Monday, Oct. 30, 1950
Worker Windfall
Nobody is quicker to recognize a useful piece of Communist propaganda in the capitalist press than the sharp-eyed editors of Manhattan's Communist Daily Worker. Last week they found an unexpected windfall in the good grey New York Times. They clipped out a series of dispatches on life in Russia by Times Moscow Correspondent Harrison Salisbury and reproduced parts of them. Crowed the Worker: "The articles [were] a refreshing, vivid contrast to the daily diet of highly imaginative bunk which the Times and its journalistic cohorts generally feed their readers" and "completely undermined" the "official line" of the U.S. that it is arming only against aggression by Russia.
Unconnected Logic. The Worker had good reason to crow. Though Salisbury's dispatches were supposed to be a factual report on economic progress in the Soviet Union, Salisbury used what facts he had to draw some remarkably naive conclusions. For example, he said that "foreigners long resident in Moscow" took the "cleaning, painting and construction" going on in Moscow as a sign that Russia was not expecting atomic bombs would soon be falling on Soviet territory.
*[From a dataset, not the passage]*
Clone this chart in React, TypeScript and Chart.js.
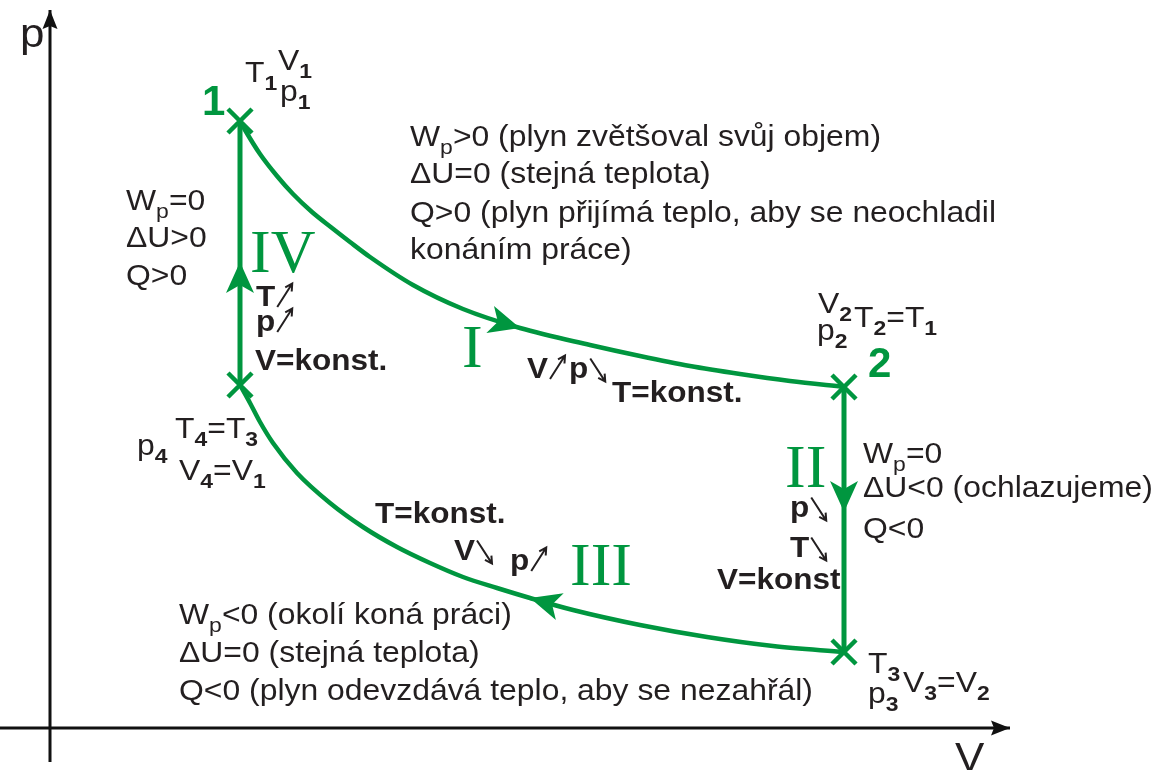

He interpreted "a steady increase in the quantity of pots and pans, copper and brass samovars" as evidence that "the Kremlin does not anticipate requiring these basic materials for war production."
Though Salisbury reported that the Soviet Union was already armed to the teeth, he could find "no substantial changeover of the economy from its predominantly peacetime aspect." Moreover, Correspondent Salisbury, whose sources of information are rigidly restricted, was impressed by the fact that he had "heard of no Russian who in private ... or publicly" has suggested that the Soviet Union should attack the U.S.
Unsolved Problem. The Times had walked into the Worker's sneak punch with more than a suspicion that it was bound to catch one some day. Although no news gets out of Russia which does not please the Kremlin's censors, the Times had sent Salisbury, ex-foreign editor of the United Press, to Moscow nearly two years ago on the theory that some "news" out of Russia is better than none. But week after week, as the Times printed long --and censored--dispatches from Salisbury which more or less echoed Pravda and Izvestia, the Times had worriedly wondered whether its readers should not be warned about such "news." Wouldn't readers otherwise grant it the same respect they did to factual, uncensored stories?
When the Salisbury series came in from Moscow three weeks ago, the Times held them up until it could query Salisbury for additional facts to guide the reader (e.g., a 6% decrease in automobile prices was 6% of what?). As might have been expected, the answers were not forthcoming. And while the Times waited several days for them, Manhattan's party-liners spread the rumor that the paper had "suppressed" the Salisbury series. (Columnist Walter Winchell fell for it all, and darkly asked: "Why were they killed?")
Finally, the Times printed the series, but with a warning italic precede (which the Worker left out of its reproductions). Salisbury had to get his stories by the censors, said the Times, and had written them with "that fact in mind." But the warning was no effective counter-balance to the heavy pro-Soviet propaganda which the Worker had gleefully quoted. Nor did the warning paragraph solve for the Times the problem besetting every U.S. newspaper which still pursues the never-never-land ideal of "objectivity." In simpler days, there was probably no particular harm for readers (if no particular benefit) in the broadside scattering of "facts" without interpretation or perspective. But as the Worker last week took pains to show the Times, that day was past.